If the situation in Alabama continues as it has since the law went into effect in June, that theory is about to be blown out of the water by the reality that Americans simply don't want the jobs the undocumented are filling.

Take agriculture, for example. When produce pickers left in droves to avoid being harassed and possibly deported by Alabama law enforcement officers, farmers were left with potatoes and tomatoes rotting in the fields. While some citizen workers gave the back-breaking work a try, not many of them stuck with it.

Many unemployed Americans, it seems, want jobs, but not the kind that require filling produce boxes to the tune of $2 for a 25-pound box. The illegal workers, who have the experience, skill and ambition, can earn from $200 to $300 a day. At one farm a crew of 25 citizens filled just 200 boxes, and each took home just $24.

One tomato farmer told Associated Press reporters he has never been able to keep a staff of Americans in his 25 years on the farm. "They'd work one day and then just never show up again."

Workers, mostly Mexicans who come to this country do so with every intention of staying on the job, because they have to. They know how to work hard with their hands, a skill many Americans have never mastered.

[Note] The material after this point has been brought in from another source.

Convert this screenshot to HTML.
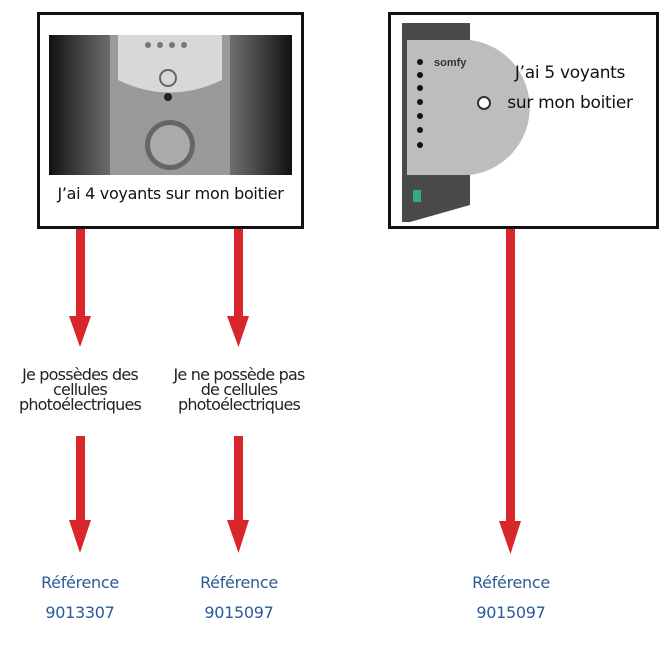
<!DOCTYPE html>
<html><head><meta charset="utf-8"><style>
body{margin:0;width:671px;height:650px;background:#fff;position:relative;overflow:hidden;font-family:"DejaVu Sans","Liberation Sans",sans-serif}
.box{position:absolute;border:3px solid #111;background:#fff;box-sizing:border-box}
.t{position:absolute;text-align:center;color:#222}
.lbl{font-size:16px;line-height:15px;letter-spacing:-0.8px;width:170px}
.ref{color:#2a5a98;font-size:16px;line-height:30px;width:120px;letter-spacing:-0.3px}
</style></head><body>
<div class="box" style="left:37px;top:12px;width:267px;height:217px"></div>
<svg style="position:absolute;left:0;top:0" width="671" height="650">
<defs>
<linearGradient id="g1" x1="0" x2="1"><stop offset="0" stop-color="#111"/><stop offset="0.18" stop-color="#555"/><stop offset="0.5" stop-color="#bbb"/><stop offset="0.82" stop-color="#555"/><stop offset="1" stop-color="#111"/></linearGradient>
</defs>
<rect x="49" y="35" width="243" height="140" fill="url(#g1)"/>
<path d="M110 35 L230 35 L230 175 L110 175 Z" fill="#9a9a9a"/>
<path d="M118 35 L222 35 L222 80 Q170 105 118 80 Z" fill="#d8d8d8"/>
<circle cx="148" cy="45" r="3" fill="#777"/><circle cx="160" cy="45" r="3" fill="#777"/><circle cx="172" cy="45" r="3" fill="#777"/><circle cx="184" cy="45" r="3" fill="#777"/>
<circle cx="168" cy="78" r="8" fill="none" stroke="#666" stroke-width="2"/>
<circle cx="168" cy="97" r="4" fill="#222"/>
<circle cx="170" cy="145" r="25" fill="#666"/><circle cx="170" cy="145" r="20" fill="#aaa"/>
</svg>
<div class="t" style="left:37px;top:184px;width:267px;font-size:16px;color:#111;letter-spacing:-0.3px">J’ai 4 voyants sur mon boitier</div>
<div class="box" style="left:388px;top:12px;width:271px;height:217px"></div>
<svg style="position:absolute;left:0;top:0" width="671" height="650">
<path d="M402 23 L470 23 L470 40 A75 75 0 0 1 470 175 L470 205 L410 222 L402 222 Z" fill="#4a4a4a"/>
<path d="M407 40 L470 40 A68 68 0 0 1 470 175 L407 175 Z" fill="#bdbdbd"/>
<circle cx="420" cy="62" r="3" fill="#111"/><circle cx="420" cy="75" r="3" fill="#111"/><circle cx="420" cy="88" r="3" fill="#111"/><circle cx="420" cy="102" r="3" fill="#111"/><circle cx="420" cy="116" r="3" fill="#111"/><circle cx="420" cy="130" r="3" fill="#111"/><circle cx="420" cy="145" r="3" fill="#111"/>
<text x="434" y="66" font-size="11" font-family="Liberation Sans" font-weight="bold" fill="#333">somfy</text>
<circle cx="484" cy="103" r="6" fill="#fff" stroke="#333" stroke-width="2"/>
<rect x="413" y="190" width="8" height="12" fill="#3a8"/>
<g fill="#d9262b">
<rect x="76" y="229" width="9" height="90"/><path d="M69 316 L91 316 L80 347 Z"/>
<rect x="234" y="229" width="9" height="90"/><path d="M227 316 L249 316 L238.5 347 Z"/>
<rect x="76" y="436" width="9" height="86"/><path d="M69 520 L91 520 L80 553 Z"/>
<rect x="234" y="436" width="9" height="86"/><path d="M227 520 L249 520 L238.5 553 Z"/>
<rect x="506" y="229" width="9" height="294"/><path d="M499 521 L521 521 L510.5 554 Z"/>
</g>
</svg>
<div class="t" style="left:500px;top:58px;width:140px;font-size:17px;line-height:30px;color:#111;letter-spacing:-0.3px">J’ai 5 voyants<br>sur mon boitier</div>
<div class="t lbl" style="left:-5px;top:367px">Je possèdes des<br>cellules<br>photoélectriques</div>
<div class="t lbl" style="left:154px;top:367px">Je ne possède pas<br>de cellules<br>photoélectriques</div>
<div class="t ref" style="left:20px;top:568px">Référence<br>9013307</div>
<div class="t ref" style="left:179px;top:568px">Référence<br>9015097</div>
<div class="t ref" style="left:451px;top:568px">Référence<br>9015097</div>
</body></html>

Many, maybe even most, American families have at least one member who is unemployed. The young — high school and college students and recent graduates — form a large contingent of the long-term unemployed. But how many of them are willing to pick tomatoes, or clean toilets and empty trash, wash dishes and swab floors? Not many in Alabama, it appears.

Farm and service industries need workers, and immigrants need jobs. It is shameful that, in this country, we force the undocumented to work in the shadows, without protection or rights, and harass them at every turn.

They deserve to be given at least guest worker status under a federal immigration law that makes sense. Enforcement-only laws like Alabama's and Utah's HB497 do not.